The municipality's arms might in English heraldic language be described thus: Per pale sable a lion rampant sinister argent armed, langued and crowned Or, and gules an arming buckle of the second garnished with eight stones, four of the fourth and four azure.

The charge on the dexter (armsbearer's right, viewer's left) side refers to the Lordship of Wartenstein, an Electoral-Trier fief to the House of Warsberg. The other charge, on the sinister (armsbearer's left, viewer's right) side, is the heraldic device once borne by the Lords of Heinzenberg, a buckle. Municipal council, on 28 January 1966, gave the architect Palm from Bad Kreuznach the task of designing a municipal coat of arms. At a council meeting on 16 May 1966, council adopted the design that had been put forth. After consent by the state archive, the Ministry of the Interior in Mainz granted approval for Heinzenberg to bear its own arms on 29 June 1966. The German blazon does not mention that the lion faces sinister (heraldic left). The municipal banner also bears this coat of arms in the centre.

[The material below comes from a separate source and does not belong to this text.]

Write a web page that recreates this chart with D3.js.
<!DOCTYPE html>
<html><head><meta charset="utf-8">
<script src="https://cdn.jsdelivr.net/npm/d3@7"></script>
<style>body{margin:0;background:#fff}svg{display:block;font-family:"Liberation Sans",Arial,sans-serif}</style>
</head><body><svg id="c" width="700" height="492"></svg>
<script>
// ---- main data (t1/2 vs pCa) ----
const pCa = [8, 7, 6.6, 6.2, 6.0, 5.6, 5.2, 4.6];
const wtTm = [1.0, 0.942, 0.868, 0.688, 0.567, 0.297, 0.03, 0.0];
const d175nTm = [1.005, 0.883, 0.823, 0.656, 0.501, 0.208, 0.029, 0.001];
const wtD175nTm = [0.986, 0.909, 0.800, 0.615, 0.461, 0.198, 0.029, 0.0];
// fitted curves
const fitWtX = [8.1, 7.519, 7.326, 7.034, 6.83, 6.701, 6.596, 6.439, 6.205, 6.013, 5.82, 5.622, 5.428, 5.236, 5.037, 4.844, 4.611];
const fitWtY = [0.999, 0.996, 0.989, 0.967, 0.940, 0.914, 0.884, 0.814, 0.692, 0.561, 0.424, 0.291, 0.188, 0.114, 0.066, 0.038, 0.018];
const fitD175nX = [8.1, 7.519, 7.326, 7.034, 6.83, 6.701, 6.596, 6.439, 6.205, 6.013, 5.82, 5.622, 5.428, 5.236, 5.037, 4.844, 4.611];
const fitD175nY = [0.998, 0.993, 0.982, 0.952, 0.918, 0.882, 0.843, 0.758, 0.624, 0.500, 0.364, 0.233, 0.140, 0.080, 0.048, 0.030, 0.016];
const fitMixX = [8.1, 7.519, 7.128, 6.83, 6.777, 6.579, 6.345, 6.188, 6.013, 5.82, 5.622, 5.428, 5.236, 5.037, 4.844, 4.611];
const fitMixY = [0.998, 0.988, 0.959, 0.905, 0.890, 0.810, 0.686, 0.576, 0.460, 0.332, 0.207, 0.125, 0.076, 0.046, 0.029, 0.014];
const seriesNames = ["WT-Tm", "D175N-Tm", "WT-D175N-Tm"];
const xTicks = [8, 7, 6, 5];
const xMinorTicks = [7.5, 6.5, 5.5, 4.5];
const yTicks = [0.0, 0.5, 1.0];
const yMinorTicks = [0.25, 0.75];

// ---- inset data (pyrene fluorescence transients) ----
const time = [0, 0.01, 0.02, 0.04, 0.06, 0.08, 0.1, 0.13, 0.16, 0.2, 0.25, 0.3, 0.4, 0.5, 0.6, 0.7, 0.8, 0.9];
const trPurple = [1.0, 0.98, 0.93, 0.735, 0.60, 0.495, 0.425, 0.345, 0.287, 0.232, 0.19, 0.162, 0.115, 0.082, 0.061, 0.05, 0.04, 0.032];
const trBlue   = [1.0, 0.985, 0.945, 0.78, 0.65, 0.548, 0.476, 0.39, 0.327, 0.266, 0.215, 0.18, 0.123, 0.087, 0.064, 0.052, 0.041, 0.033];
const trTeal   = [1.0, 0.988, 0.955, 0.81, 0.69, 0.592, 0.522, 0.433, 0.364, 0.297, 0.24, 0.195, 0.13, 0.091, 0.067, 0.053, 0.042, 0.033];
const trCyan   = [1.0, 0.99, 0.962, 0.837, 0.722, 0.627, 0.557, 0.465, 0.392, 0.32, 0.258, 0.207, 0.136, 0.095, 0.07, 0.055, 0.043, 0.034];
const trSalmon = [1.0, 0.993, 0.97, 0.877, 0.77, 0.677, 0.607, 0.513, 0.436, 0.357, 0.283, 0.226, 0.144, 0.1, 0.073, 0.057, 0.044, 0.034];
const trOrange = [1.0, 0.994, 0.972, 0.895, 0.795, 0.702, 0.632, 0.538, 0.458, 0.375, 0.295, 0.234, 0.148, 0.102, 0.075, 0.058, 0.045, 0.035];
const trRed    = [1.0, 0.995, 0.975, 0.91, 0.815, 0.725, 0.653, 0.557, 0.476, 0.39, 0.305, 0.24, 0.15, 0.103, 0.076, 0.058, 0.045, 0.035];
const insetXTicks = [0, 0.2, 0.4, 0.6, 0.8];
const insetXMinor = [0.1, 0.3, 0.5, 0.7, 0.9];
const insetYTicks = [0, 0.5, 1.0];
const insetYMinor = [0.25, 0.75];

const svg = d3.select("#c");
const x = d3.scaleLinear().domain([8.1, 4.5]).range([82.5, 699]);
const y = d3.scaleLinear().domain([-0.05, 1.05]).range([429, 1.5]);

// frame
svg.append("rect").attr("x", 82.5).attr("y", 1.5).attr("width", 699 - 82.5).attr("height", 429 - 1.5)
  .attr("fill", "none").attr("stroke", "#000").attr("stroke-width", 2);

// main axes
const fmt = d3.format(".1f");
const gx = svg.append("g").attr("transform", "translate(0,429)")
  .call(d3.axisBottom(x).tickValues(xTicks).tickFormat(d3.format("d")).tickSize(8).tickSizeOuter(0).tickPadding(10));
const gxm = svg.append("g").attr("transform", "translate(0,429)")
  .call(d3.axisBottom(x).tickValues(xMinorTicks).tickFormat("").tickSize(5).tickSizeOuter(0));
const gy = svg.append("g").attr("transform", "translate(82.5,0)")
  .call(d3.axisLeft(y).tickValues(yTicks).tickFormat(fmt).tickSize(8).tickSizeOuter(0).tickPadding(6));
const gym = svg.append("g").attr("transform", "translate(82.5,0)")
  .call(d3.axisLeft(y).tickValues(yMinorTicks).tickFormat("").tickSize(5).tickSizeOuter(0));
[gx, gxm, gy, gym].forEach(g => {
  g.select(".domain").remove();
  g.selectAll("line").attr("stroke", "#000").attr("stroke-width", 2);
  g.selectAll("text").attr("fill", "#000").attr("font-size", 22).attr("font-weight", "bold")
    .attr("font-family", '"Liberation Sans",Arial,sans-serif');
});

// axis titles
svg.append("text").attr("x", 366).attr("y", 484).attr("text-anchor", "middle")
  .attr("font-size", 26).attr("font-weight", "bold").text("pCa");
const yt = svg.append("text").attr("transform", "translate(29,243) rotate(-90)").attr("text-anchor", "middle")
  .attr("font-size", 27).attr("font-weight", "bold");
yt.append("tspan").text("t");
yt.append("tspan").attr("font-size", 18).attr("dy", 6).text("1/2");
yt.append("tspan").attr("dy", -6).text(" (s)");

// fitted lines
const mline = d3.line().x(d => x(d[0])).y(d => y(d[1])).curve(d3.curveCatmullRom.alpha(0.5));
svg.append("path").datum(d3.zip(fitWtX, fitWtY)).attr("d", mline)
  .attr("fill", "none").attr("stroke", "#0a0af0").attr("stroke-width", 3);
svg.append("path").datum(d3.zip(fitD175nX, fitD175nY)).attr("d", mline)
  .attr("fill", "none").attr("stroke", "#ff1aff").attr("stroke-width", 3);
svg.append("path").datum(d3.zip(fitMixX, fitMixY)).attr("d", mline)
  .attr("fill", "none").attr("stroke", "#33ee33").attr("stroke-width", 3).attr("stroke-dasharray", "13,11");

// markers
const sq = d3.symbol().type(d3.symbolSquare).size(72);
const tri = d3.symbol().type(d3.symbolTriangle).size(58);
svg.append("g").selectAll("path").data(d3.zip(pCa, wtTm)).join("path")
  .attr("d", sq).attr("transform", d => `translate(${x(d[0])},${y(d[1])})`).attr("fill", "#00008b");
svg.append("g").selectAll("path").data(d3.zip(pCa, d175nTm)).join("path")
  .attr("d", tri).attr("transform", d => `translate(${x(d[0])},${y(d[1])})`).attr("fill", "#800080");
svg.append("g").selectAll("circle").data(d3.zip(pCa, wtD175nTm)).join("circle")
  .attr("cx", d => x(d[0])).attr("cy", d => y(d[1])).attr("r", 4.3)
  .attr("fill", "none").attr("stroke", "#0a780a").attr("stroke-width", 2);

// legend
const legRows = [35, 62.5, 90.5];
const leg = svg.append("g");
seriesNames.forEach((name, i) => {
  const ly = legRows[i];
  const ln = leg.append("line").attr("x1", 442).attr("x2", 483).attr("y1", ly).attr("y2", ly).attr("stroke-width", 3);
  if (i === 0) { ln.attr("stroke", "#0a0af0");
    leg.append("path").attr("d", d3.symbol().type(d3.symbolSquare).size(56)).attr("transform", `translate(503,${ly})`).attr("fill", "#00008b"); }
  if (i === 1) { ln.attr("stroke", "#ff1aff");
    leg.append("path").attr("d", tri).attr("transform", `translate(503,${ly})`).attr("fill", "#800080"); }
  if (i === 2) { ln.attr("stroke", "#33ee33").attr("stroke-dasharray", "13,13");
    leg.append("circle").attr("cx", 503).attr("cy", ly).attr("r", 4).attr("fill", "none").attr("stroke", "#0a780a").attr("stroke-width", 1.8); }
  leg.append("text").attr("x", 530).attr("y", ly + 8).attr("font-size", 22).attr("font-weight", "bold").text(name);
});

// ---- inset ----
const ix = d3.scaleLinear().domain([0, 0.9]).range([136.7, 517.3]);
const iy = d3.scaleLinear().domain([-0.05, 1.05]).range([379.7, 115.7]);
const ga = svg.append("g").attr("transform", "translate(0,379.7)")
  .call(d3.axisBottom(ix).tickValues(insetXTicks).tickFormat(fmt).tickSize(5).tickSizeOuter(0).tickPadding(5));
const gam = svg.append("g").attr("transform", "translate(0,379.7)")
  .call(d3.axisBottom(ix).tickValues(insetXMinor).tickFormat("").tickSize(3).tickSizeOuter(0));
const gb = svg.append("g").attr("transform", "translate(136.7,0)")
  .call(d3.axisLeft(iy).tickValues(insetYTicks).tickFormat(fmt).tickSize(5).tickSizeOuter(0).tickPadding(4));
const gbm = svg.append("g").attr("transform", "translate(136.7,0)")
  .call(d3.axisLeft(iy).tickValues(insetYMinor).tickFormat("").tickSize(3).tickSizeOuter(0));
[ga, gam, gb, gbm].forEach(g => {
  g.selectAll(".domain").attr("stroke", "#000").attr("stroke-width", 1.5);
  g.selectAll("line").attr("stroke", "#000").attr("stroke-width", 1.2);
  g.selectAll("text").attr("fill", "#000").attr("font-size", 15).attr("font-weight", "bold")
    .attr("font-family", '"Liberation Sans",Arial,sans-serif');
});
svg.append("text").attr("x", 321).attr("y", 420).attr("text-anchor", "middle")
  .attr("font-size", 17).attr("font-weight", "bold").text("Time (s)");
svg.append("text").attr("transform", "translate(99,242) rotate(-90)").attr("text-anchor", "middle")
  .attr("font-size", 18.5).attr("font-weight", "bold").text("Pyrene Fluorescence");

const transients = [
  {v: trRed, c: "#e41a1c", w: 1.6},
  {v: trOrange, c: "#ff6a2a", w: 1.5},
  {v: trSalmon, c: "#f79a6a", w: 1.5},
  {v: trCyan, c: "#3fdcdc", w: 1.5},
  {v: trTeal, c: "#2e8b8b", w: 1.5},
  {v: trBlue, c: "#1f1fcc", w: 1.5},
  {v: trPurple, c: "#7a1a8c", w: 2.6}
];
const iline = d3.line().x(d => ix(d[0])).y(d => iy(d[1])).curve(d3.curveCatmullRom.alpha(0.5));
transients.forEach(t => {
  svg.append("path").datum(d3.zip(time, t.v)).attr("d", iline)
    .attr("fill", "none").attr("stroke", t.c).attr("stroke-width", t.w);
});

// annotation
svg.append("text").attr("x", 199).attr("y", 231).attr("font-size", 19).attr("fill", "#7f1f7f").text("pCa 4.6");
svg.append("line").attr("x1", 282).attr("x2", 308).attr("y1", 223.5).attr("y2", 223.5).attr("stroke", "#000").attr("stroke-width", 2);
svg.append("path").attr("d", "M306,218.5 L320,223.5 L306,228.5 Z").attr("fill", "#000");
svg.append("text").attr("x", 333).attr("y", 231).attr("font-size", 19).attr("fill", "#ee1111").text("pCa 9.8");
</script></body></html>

==Culture and sightseeing==

===Buildings===
The following are listed buildings or sites in Rhineland-Palatinate’s Directory of Cultural Monuments:
- At Dorfstraße 3 – house with single roof ridge, timber-frame, partly solid, earlier half of the 19th century
- Castle Heinzenberg ruin – location of Castle Heinzenberg, mentioned in 1159, in ruins since the 1452 fire

===Clubs===
Since it is a very small place, Heinzenberg does not have much of a club life, but it does have its Kultur- und Heimatverein Heinzenberg e.V., the culture and local history club.

==Economy and infrastructure==

===Transport===
Running through Heinzenberg is Bundesstraße 421, which leads to Bundesstraße 41 at Simmertal, where a turn to the left takes one to Bad Sobernheim and Bad Kreuznach to the east, and a turn to the right takes one to Kirn and Idar-Oberstein to the west. North of Heinzenberg, Bundesstraße 421 leads to Kirchberg. Serving nearby Kirn is a railway station on the Nahe Valley Railway (Bingen–Saarbrücken).